Over many years, I've only been peripherally interested in the Oscars. But, in 2014 I found myself amazed at the quality of that year's nominees. Remembering Dallas Buyers Club, 12 Years a Slave, Philomena, Nebraska, Captain Phillips, The Wolf of Wall Street, and others, I found the quality of storytelling quite impressive.
A clarification. The rubric behind this blog post is intentionally focused upon the single criteria of "effective storytelling." In film as in print, I feel comfortable with screenwriters and authors who incorporate "poetic license" in their attempts to create a great storyline.
My point here being there's some pretty darned good storytelling going on in film these days.
However, unlike 2014, I've not had the opportunity to see most of this year's nominated films.
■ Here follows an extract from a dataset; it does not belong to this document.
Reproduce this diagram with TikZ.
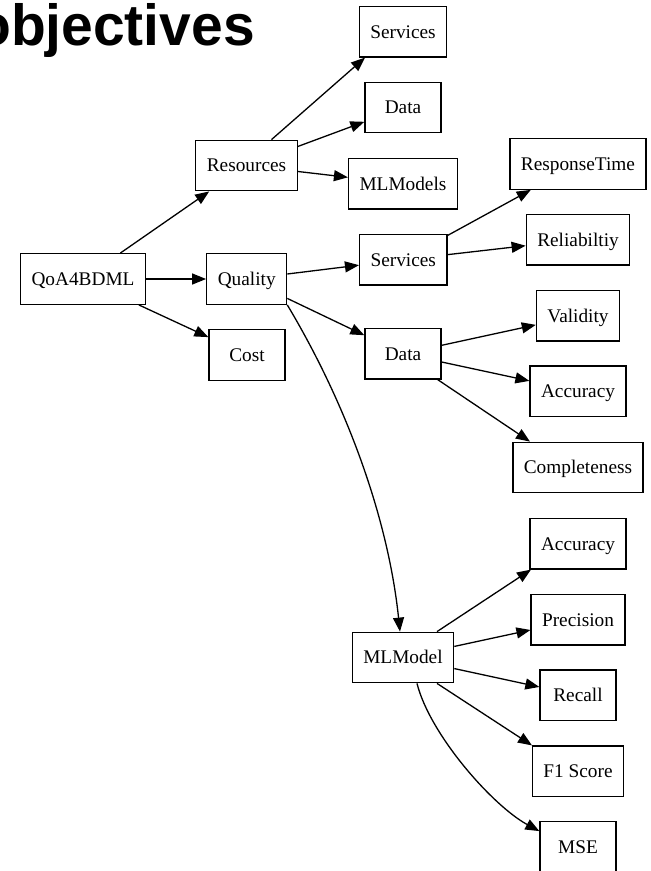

Counting The Imitation Game which I saw yesterday, I've only seen two of the nominated films; the other being The Grand Budapest Hotel. I have several hours of catching up to do to see the rest before the Oscars.
And as an aside to this aside, the same is true in television. I've become quite the Binge Watcher for extremely well-written television series that are finding ways to reach the depths of great novels over the course of a single season.
SO WHAT'S MY POINT?
Whether you pride yourself upon the fact that you have seen them all and are ready for the big night and the current and subsequent conversations regarding those films, OR If you're like me and need to catch up on several hours of theatre time in the short time remaining before the big night, I want to suggest ten videos to add to your viewing experience.
Yes TEN more videos. But, before you even think (probably too late already) that I must be some sort of nut case, you might be encouraged to keep reading when I tell you that you can watch all ten videos in less time than it takes to watch two of the nominated films.
These TED talks by authors are as riveting as the nominated films, at least to those of us who adore "the word." There is only one over 20
Four are under 15 minutes.
Yes these are videos not text. But they are "original sources" as they come directly from the minds of authors. It's a college course in just a couple of hours.
There won't be a test, but my guess is that the first video by Chimamanda Ngozi Adichie is a good place to start. Absolutely one of the best 19 minutes of my professional career.
Okay, I said that there would not be a test. But, I do have one question. If these ten talks were only available in text format, would you have bothered to read them all?